(AIM) In the lines below, output everything from the first line through the line containing "const weekPositions = [...beforeWeeks, ...afterWeeks];" exactly as it is. Pictures are not part of the output.

═══ MATERIAL PROVIDED

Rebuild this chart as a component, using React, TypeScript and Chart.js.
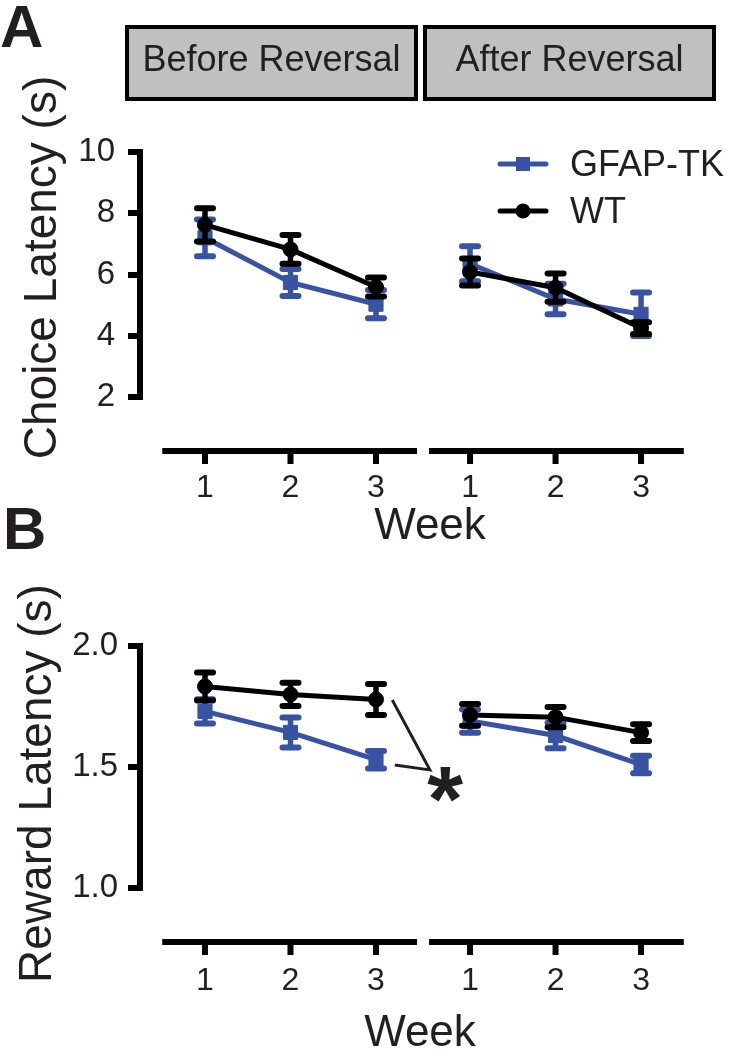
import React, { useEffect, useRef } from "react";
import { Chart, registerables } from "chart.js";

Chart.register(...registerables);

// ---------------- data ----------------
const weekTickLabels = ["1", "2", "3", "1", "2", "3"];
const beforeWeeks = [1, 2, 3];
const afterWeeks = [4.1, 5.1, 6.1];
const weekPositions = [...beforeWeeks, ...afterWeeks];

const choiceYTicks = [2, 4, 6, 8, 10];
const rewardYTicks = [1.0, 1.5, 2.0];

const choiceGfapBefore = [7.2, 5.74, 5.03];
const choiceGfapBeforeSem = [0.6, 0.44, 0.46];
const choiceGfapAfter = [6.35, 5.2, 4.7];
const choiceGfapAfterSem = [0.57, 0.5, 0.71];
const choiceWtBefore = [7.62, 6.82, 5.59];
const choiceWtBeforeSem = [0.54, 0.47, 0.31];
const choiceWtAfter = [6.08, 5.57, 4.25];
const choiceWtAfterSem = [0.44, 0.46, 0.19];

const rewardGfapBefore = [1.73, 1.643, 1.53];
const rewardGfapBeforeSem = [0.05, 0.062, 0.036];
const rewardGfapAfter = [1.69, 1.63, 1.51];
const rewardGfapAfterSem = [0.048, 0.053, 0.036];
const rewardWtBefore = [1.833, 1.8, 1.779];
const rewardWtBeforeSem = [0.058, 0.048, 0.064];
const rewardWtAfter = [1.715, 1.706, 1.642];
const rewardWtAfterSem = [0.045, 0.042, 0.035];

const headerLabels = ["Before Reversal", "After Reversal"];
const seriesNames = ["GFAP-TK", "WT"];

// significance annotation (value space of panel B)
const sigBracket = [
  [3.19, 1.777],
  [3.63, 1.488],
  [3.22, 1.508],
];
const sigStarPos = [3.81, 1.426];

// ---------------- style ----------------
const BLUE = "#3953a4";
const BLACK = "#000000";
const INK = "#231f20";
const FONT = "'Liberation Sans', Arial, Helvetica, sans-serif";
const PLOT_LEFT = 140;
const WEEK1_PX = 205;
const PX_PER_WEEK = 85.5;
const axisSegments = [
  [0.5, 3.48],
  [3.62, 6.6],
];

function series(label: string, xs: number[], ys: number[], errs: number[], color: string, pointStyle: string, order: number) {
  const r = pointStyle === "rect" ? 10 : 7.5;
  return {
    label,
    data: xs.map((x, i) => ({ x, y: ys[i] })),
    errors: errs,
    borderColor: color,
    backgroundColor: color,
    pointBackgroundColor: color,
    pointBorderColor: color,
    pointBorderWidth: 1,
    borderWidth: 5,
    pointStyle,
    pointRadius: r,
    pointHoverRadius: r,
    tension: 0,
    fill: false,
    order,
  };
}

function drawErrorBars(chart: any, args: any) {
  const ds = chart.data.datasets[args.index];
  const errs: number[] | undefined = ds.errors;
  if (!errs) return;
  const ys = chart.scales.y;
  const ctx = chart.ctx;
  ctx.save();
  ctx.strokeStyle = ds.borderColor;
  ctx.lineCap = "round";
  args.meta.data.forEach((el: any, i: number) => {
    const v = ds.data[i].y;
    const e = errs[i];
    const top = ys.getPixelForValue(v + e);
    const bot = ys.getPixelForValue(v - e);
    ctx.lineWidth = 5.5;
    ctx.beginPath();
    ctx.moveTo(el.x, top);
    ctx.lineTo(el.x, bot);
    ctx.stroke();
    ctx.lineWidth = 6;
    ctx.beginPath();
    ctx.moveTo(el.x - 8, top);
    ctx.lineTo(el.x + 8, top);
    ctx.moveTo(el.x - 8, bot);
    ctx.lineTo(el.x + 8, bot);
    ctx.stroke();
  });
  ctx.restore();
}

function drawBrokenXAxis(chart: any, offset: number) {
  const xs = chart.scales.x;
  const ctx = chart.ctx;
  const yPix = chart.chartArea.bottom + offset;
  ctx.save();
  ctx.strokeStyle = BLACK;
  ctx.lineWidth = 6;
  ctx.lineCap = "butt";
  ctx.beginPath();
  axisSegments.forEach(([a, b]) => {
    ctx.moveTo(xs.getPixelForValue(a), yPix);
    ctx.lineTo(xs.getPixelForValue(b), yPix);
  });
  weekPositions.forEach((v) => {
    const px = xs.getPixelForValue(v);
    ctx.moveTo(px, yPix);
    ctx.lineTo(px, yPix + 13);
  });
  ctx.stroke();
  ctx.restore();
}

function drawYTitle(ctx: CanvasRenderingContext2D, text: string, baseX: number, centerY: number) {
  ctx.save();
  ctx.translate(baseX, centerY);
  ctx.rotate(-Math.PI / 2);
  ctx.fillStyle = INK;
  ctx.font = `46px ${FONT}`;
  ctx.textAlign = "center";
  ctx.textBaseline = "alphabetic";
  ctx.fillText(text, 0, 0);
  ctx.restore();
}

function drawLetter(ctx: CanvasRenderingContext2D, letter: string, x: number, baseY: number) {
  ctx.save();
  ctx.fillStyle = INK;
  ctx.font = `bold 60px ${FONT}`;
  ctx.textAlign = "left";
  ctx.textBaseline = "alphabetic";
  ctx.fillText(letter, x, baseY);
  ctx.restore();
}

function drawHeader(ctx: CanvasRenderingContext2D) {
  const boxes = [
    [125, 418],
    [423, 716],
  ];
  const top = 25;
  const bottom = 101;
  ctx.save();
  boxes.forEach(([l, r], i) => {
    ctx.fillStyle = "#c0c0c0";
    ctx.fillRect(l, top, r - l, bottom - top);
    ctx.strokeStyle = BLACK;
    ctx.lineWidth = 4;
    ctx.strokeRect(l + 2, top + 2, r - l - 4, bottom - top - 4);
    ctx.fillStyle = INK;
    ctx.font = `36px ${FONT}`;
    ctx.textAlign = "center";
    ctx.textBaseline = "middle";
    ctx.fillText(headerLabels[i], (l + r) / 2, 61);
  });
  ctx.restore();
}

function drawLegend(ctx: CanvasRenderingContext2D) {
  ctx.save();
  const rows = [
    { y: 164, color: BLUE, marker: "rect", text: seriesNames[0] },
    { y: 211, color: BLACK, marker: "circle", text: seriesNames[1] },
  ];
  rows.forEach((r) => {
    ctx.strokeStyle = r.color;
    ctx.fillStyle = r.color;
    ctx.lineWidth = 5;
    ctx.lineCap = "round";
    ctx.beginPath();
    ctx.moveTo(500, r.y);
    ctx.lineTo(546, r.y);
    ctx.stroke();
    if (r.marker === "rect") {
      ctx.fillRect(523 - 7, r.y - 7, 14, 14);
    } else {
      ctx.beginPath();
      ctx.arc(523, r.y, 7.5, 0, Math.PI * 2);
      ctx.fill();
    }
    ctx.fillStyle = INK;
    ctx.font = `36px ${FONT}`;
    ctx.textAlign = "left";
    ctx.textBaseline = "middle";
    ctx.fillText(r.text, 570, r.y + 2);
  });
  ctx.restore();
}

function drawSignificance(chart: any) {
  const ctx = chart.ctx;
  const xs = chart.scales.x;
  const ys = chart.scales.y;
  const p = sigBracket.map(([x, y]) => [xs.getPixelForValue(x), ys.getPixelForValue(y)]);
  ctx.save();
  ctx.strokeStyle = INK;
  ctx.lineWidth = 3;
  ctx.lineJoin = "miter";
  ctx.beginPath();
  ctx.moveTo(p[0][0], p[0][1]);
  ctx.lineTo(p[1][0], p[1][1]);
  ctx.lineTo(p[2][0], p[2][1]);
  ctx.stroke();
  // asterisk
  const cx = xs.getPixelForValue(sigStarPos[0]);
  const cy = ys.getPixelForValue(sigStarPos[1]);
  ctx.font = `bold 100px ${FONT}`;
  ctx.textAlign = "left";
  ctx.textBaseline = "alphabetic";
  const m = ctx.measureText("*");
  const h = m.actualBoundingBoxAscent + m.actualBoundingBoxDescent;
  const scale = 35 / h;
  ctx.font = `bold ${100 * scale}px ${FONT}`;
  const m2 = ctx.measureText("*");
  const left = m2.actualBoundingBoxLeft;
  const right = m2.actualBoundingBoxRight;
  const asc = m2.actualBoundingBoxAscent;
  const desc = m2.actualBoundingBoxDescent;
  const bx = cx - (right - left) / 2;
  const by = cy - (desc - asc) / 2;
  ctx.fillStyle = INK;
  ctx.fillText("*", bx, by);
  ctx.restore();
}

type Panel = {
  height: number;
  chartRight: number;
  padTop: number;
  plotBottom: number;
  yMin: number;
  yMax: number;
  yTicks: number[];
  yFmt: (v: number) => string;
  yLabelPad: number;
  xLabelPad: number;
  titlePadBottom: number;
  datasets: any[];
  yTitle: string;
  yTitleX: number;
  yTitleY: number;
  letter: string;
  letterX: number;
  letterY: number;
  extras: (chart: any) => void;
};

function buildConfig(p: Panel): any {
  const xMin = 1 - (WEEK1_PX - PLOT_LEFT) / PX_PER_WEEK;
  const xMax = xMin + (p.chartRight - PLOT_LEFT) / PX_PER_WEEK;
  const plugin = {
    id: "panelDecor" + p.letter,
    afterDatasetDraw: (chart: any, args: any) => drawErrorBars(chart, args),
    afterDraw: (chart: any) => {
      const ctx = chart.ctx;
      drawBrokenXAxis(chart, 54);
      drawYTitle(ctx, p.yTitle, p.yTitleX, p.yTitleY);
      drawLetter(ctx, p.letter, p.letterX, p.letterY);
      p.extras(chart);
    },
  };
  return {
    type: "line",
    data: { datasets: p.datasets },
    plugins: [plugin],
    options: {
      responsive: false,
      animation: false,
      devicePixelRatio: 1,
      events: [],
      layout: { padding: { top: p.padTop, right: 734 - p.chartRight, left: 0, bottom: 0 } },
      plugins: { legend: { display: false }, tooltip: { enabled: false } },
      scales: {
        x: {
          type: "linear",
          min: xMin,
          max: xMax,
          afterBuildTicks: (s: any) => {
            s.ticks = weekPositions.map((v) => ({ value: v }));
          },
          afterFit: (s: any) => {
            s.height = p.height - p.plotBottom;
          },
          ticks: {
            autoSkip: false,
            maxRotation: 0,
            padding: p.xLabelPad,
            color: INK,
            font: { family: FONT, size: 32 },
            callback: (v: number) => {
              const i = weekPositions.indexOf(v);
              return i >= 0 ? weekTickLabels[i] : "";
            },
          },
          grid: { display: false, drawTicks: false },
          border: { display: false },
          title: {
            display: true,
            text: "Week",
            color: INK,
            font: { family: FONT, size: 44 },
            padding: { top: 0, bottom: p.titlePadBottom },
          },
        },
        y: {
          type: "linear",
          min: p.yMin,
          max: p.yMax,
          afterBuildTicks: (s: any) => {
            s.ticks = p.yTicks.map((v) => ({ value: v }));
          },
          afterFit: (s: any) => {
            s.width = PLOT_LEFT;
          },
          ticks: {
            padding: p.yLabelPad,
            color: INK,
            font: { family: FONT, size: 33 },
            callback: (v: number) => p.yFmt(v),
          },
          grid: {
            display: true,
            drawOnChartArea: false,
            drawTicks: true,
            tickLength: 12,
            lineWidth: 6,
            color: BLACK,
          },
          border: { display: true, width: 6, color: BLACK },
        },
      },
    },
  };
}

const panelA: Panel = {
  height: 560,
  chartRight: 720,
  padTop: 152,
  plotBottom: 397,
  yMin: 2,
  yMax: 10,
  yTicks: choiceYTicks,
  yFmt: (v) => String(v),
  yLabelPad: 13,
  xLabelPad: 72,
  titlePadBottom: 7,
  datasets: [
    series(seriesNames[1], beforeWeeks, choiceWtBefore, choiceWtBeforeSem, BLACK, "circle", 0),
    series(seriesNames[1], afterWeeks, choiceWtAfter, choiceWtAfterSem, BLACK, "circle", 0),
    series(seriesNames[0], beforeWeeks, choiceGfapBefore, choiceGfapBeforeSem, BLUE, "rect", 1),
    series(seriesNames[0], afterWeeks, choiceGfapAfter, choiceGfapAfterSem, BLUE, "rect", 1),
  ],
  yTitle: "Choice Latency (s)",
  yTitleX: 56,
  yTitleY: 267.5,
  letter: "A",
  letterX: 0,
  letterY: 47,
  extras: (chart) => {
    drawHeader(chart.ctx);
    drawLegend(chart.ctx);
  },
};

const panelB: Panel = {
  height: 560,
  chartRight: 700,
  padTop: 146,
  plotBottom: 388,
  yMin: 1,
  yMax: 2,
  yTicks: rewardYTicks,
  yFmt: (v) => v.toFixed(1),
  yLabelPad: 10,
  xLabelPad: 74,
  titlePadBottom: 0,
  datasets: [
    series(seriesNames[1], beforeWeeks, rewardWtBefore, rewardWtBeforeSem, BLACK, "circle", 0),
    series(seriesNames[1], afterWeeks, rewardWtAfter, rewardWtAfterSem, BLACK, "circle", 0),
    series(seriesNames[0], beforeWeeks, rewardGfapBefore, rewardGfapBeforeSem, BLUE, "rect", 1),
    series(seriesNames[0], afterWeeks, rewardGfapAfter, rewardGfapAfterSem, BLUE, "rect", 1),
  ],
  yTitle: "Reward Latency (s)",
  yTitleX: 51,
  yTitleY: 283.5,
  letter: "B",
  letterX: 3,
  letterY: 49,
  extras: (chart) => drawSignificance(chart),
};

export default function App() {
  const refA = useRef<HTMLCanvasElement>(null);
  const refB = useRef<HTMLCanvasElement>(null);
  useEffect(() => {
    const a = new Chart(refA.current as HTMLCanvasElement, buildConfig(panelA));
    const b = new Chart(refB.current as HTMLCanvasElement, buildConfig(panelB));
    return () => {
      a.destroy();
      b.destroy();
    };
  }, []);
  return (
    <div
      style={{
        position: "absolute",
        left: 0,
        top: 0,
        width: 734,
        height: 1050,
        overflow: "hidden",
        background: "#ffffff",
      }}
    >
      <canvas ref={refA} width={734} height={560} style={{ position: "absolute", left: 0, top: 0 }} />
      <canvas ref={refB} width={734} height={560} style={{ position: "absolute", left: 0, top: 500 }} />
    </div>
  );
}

══════

(ANSWER FOR THE TASK)
Rebuild this chart as a component, using React, TypeScript and Chart.js.
import React, { useEffect, useRef } from "react";
import { Chart, registerables } from "chart.js";

Chart.register(...registerables);

// ---------------- data ----------------
const weekTickLabels = ["1", "2", "3", "1", "2", "3"];
const beforeWeeks = [1, 2, 3];
const afterWeeks = [4.1, 5.1, 6.1];
const weekPositions = [...beforeWeeks, ...afterWeeks];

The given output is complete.